Although Chance isn’t in the forefront as a producer, he creatively directs artists on his projects better than most big name producers. According to Chance “Working with these other artists has been great vibes, I’m soaking in the energy….these are awesome, seasoned, eclectic artists who have a lot, who know a lot that I don’t know. So like, just working with them you get to see their process, and getting to share ideas, it’s making me a lot better.”
On ‘Surf’ and ‘Coloring Book’ the guest artists are taken out of their usual comfort zone and deliver some of their best performances. On ‘Surf’ he pushed Quavo out of his traditional trap sound on to a much instrument led track than what he has done before. On ‘Coloring Book’ he did the same with Lil Wayne and 2 Chainz on ‘No Problem’ and Future on ‘Smoke Break’. On ‘How Great’ Chance secured one of the best verses of all time by Jay Electronica just after the choir took you to church.
“Kanye’s best prodigy, he aint signed me, but he proud of me.”
Judging from their collaborative efforts on ‘TLOP’ and ‘Coloring Book’ it’s almost certain that Chance will equally inspire and creatively push Kanye, as Ye’ did to Jay post ‘Blueprint’. For what he did on ‘Ultralight Beam’ alone Chance is truly “Kanye’s best prodigy.”
He is creatively volatile in the sense that you never know what he is going to give you. All that is guaranteed is that he will touch your soul and challenge mediocrity. He is one of the few Hip-Hop acts to flawlessly transfer the sounds on your hard drive to the live experience on stage and actually better it. On a previous UK tour we discussed his approach to the live experience backstage at the Forum “When you think about it in terms of ratio, like the people that are inside one of my shows, compared to the people that are outside, and when it’s such a huge show, like 2500 people in London, it’s like my second headliner ever, it’s a lot of people,” Explained Chance “But there’s a lot of people in the streets of London that don’t get to hear the music, you know? And I think that’s what makes the experience what it is, the exclusivity of it…not being able to experience it without actually being there. Not being able to see me or meet me without being able to hear that music, and what it is is that moment that people who were here tonight get to leave with, and makes them different from everyone around.”
For Chance there is a clear distinction between recording and playing live, “It’s a very different part of music to perform it, you know? It’s not the same thing as recording it, or playing it for other people, or listening to it…it’s a form of public speaking, and I get to go out there and get a reaction from people. It’s kind of like theatre, or being an orator. It’s like I’m giving information out, and the reaction when it’s positive can be overwhelming. It’s a great feeling to get a good response, especially in a place like London, you know?”

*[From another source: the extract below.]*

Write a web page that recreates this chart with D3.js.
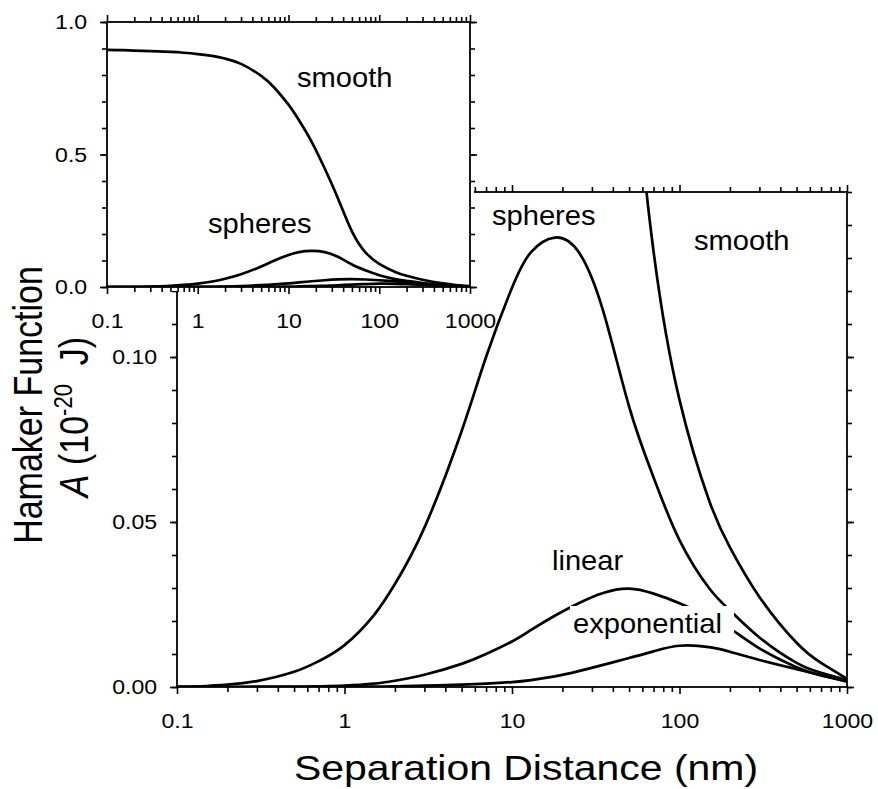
<!DOCTYPE html>
<html>
<head>
<meta charset="utf-8">
<script src="https://cdn.jsdelivr.net/npm/d3@7"></script>
<style>
  html, body { margin: 0; padding: 0; background: #fff; }
  svg { display: block; }
</style>
</head>
<body>
<svg id="chart" width="878" height="789"></svg>
<script>
// Separation distance grid (nm), shared by all four curves
const distances = [0.1, 0.15, 0.2, 0.3, 0.5, 0.7, 1, 1.5, 2, 3, 5, 7, 10, 13, 18, 25, 35, 50, 70, 100, 150, 200, 300, 500, 700, 1000];

// Hamaker function A (10^-20 J) for each surface model
const smooth      = [0.895, 0.894, 0.892, 0.890, 0.887, 0.884, 0.879, 0.871, 0.862, 0.842, 0.797, 0.752, 0.688, 0.630, 0.548, 0.448, 0.335, 0.210, 0.132, 0.087, 0.0566, 0.0423, 0.0273, 0.0134, 0.0073, 0.0025];
const spheres     = [0.0001, 0.0003, 0.0007, 0.0018, 0.0046, 0.0078, 0.0127, 0.0218, 0.0312, 0.0483, 0.0775, 0.1000, 0.1210, 0.1318, 0.1362, 0.1318, 0.1140, 0.0850, 0.0635, 0.0445, 0.0300, 0.0232, 0.0150, 0.0073, 0.0043, 0.0021];
const linear      = [0, 0, 0, 0.0001, 0.0001, 0.0002, 0.0004, 0.0010, 0.0019, 0.0037, 0.0070, 0.0100, 0.0138, 0.0173, 0.0216, 0.0254, 0.0285, 0.0298, 0.0283, 0.0254, 0.0213, 0.0178, 0.0117, 0.0060, 0.0035, 0.0018];
const exponential = [0, 0, 0, 0, 0, 0, 0.0001, 0.0001, 0.0002, 0.0004, 0.0007, 0.0010, 0.0015, 0.0021, 0.0032, 0.0048, 0.0067, 0.0088, 0.0108, 0.0125, 0.0121, 0.0107, 0.0082, 0.0054, 0.0036, 0.0016];

// Axis ticks and labels
const xMajorTicks  = [0.1, 1, 10, 100, 1000];
const xTickLabels  = ["0.1", "1", "10", "100", "1000"];
const mainYTicks   = [0, 0.05, 0.10];
const mainYLabels  = ["0.00", "0.05", "0.10"];
const insetYTicks  = [0, 0.5, 1.0];
const insetYLabels = ["0.0", "0.5", "1.0"];

const FONT = '"Liberation Sans", Arial, Helvetica, sans-serif';
const TICK_STRETCH = 1.1;
const TITLE_STRETCH = 1.17;

const svg = d3.select("#chart");

// minor ticks: 2..9 within each decade, and regular steps on the linear axes
const xMinorTicks = [];
for (let e = -1; e < 3; e++) for (let d = 2; d <= 9; d++) xMinorTicks.push(d * Math.pow(10, e));
const mainYMinor = d3.range(0, 16).map(i => i / 100);
const insetYMinor = d3.range(0, 11).map(i => i / 10);

const series = [smooth, spheres, linear, exponential];

function styleAxis(g, labelSize) {
  g.select(".domain").remove();
  g.attr("font-family", FONT).attr("font-size", labelSize);
  g.selectAll("line").attr("stroke", "#000").attr("stroke-width", 1.6);
  g.selectAll("text").attr("fill", "#000").attr("transform", `scale(${TICK_STRETCH},1)`);
}

// Draws a framed panel with outward ticks on all four sides
function drawPanel(x, y, yMajor, yMajorLabels, yMinor) {
  const [x0, x1] = x.range();
  const [y0, y1] = y.range(); // y0 bottom, y1 top
  const g = svg.append("g");
  const fmtX = d => xTickLabels[xMajorTicks.indexOf(d)];
  const fmtY = d => yMajorLabels[yMajor.indexOf(d)];

  // bottom
  g.append("g").attr("transform", `translate(0,${y0})`)
    .call(d3.axisBottom(x).tickValues(xMinorTicks).tickSize(5).tickFormat(""))
    .call(s => styleAxis(s, 21));
  g.append("g").attr("transform", `translate(0,${y0})`)
    .call(d3.axisBottom(x).tickValues(xMajorTicks).tickSize(7).tickPadding(19).tickFormat(fmtX))
    .call(s => styleAxis(s, 21));
  // top
  g.append("g").attr("transform", `translate(0,${y1})`)
    .call(d3.axisTop(x).tickValues(xMinorTicks).tickSize(5).tickFormat(""))
    .call(s => styleAxis(s, 21));
  g.append("g").attr("transform", `translate(0,${y1})`)
    .call(d3.axisTop(x).tickValues(xMajorTicks).tickSize(7).tickFormat(""))
    .call(s => styleAxis(s, 21));
  // left
  g.append("g").attr("transform", `translate(${x0},0)`)
    .call(d3.axisLeft(y).tickValues(yMinor).tickSize(5).tickFormat(""))
    .call(s => styleAxis(s, 21));
  g.append("g").attr("transform", `translate(${x0},0)`)
    .call(d3.axisLeft(y).tickValues(yMajor).tickSize(7).tickPadding(11).tickFormat(fmtY))
    .call(s => styleAxis(s, 21));
  // right
  g.append("g").attr("transform", `translate(${x1},0)`)
    .call(d3.axisRight(y).tickValues(yMinor).tickSize(5).tickFormat(""))
    .call(s => styleAxis(s, 21));
  g.append("g").attr("transform", `translate(${x1},0)`)
    .call(d3.axisRight(y).tickValues(yMajor).tickSize(7).tickFormat(""))
    .call(s => styleAxis(s, 21));

  g.append("rect")
    .attr("x", x0).attr("y", y1)
    .attr("width", x1 - x0).attr("height", y0 - y1)
    .attr("fill", "none").attr("stroke", "#000").attr("stroke-width", 1.8);
}

function drawCurves(x, y, clipId) {
  const [x0, x1] = x.range();
  const [y0, y1] = y.range();
  svg.append("clipPath").attr("id", clipId)
    .append("rect").attr("x", x0).attr("y", y1).attr("width", x1 - x0).attr("height", y0 - y1);
  const line = d3.line()
    .x((d, i) => x(distances[i]))
    .y(d => y(d))
    .curve(d3.curveNatural);
  svg.append("g").attr("clip-path", `url(#${clipId})`)
    .selectAll("path").data(series).join("path")
    .attr("d", line)
    .attr("fill", "none")
    .attr("stroke", "#000")
    .attr("stroke-width", 2.7)
    .attr("stroke-linejoin", "round");
}

function curveLabel(text, x, y, boxed) {
  const g = svg.append("g");
  if (boxed) {
    g.append("rect").attr("x", boxed[0]).attr("y", boxed[1])
      .attr("width", boxed[2]).attr("height", boxed[3]).attr("fill", "#fff");
  }
  g.append("text")
    .attr("transform", `translate(${x},${y}) scale(1.04,1)`)
    .attr("font-family", FONT).attr("font-size", 28).attr("fill", "#000")
    .text(text);
}

// ---- main panel ----
const xMain = d3.scaleLog().domain([0.1, 1000]).range([177, 847]);
const yMain = d3.scaleLinear().domain([0, 0.15]).range([687, 192]);
drawCurves(xMain, yMain, "clip-main");
drawPanel(xMain, yMain, mainYTicks, mainYLabels, mainYMinor);
curveLabel("spheres", 492, 225);
curveLabel("smooth", 694, 250);
curveLabel("linear", 552, 570);
curveLabel("exponential", 573, 633, [570, 606, 164, 34]);

// ---- inset panel (full range) ----
svg.append("rect").attr("x", 100).attr("y", 0).attr("width", 374).attr("height", 291).attr("fill", "#fff");
const xIn = d3.scaleLog().domain([0.1, 1000]).range([107, 470]);
const yIn = d3.scaleLinear().domain([0, 1]).range([287, 22]);
drawCurves(xIn, yIn, "clip-inset");
drawPanel(xIn, yIn, insetYTicks, insetYLabels, insetYMinor);
curveLabel("smooth", 297, 87);
curveLabel("spheres", 208, 233);

// ---- axis titles ----
svg.append("text")
  .attr("transform", `translate(526,780) scale(${TITLE_STRETCH},1)`)
  .attr("text-anchor", "middle")
  .attr("font-family", FONT).attr("font-size", 35).attr("fill", "#000")
  .text("Separation Distance (nm)");

svg.append("text")
  .attr("transform", `translate(42,405) scale(${TITLE_STRETCH},1) rotate(-90)`)
  .attr("text-anchor", "middle")
  .attr("font-family", FONT).attr("font-size", 34).attr("fill", "#000")
  .text("Hamaker Function");

const yTitle2 = svg.append("text")
  .attr("transform", `translate(88,417) scale(${TITLE_STRETCH},1) rotate(-90)`)
  .attr("text-anchor", "middle")
  .attr("font-family", FONT).attr("font-size", 34).attr("fill", "#000");
yTitle2.append("tspan").attr("font-style", "italic").text("A");
yTitle2.append("tspan").text(" (10");
yTitle2.append("tspan").attr("font-size", 22).attr("dy", -14).text("-20");
yTitle2.append("tspan").attr("dy", 14).text("\u00A0 J)");
</script>
</body>
</html>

Chance The Rapper has taken himself out of the race. He isn’t competing with anyone.
The music industry and it’s decaying markers of success cannot measure the qualitative value of what he embodies. There is only the excellence of his music. Like ‘Yesterdays Tomorrow’ by The Phony Ppl. ‘Surf’ should have won Grammys. The fact that it didn’t isn’t a reflection on the merit of his music; it’s a reflection of a flawed nomination procedure.
People debate endlessly about who holds the crown for this generation; Drake, Kendrick Lamar, and J Cole are in everyones top 5, but you cant have that conversation without mentioning Chance The Rapper. He excels at everything he does and just getting started. 4 years into his career he has toured the world, dropped a short film, dropped 4 projects, refused to sign a record deal, and hasn’t charged us a penny for his music.
He is what the game needs even though he isn’t playing by anyones rules, he provides spiritual soundtracks that help us escape the mundane daily grind. He is more than Chance the Rapper, he is Chance the singer, Chance the Director, Chance the Actor, Chance the Activist. He is Chance the Great.